### Task
Read the lines below. Copy out any that hold the string "this".

### Source data
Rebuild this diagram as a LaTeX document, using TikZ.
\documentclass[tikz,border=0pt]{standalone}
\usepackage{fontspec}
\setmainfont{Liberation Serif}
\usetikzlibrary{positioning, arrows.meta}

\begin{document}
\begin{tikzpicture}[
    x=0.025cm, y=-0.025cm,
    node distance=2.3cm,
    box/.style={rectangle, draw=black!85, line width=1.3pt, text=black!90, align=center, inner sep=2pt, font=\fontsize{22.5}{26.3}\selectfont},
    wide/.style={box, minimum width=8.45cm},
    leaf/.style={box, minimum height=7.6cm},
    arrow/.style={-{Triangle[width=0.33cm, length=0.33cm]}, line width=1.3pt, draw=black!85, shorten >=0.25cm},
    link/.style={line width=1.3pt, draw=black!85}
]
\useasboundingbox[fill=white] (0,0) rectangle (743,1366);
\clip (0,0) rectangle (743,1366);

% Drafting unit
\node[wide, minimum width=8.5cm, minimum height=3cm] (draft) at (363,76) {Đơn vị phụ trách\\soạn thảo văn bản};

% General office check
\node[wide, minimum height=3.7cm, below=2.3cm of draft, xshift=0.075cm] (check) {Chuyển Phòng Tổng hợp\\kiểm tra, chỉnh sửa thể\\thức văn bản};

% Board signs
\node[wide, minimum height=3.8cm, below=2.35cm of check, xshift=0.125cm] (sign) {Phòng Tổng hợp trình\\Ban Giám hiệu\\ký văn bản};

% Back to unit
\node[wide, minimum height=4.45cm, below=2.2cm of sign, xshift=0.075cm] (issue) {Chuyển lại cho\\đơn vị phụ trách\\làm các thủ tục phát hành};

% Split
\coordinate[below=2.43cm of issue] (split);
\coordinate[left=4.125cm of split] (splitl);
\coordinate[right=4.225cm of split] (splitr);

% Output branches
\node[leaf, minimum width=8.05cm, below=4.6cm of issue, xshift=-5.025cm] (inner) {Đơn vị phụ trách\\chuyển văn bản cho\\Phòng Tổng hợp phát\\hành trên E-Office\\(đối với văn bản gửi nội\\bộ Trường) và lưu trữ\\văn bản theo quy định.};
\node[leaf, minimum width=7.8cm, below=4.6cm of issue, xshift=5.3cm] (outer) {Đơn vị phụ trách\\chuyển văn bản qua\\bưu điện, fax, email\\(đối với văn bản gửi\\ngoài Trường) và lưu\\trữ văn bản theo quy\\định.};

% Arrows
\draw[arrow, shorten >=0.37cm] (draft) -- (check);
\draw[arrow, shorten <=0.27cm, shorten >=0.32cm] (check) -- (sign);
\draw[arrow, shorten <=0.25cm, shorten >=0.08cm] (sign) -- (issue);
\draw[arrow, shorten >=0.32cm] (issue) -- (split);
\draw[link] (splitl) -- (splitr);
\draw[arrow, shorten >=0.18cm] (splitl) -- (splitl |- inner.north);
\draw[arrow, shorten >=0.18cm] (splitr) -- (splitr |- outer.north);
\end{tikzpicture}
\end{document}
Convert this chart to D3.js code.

### Exercise output
Rebuild this diagram as a LaTeX document, using TikZ.
Convert this chart to D3.js code.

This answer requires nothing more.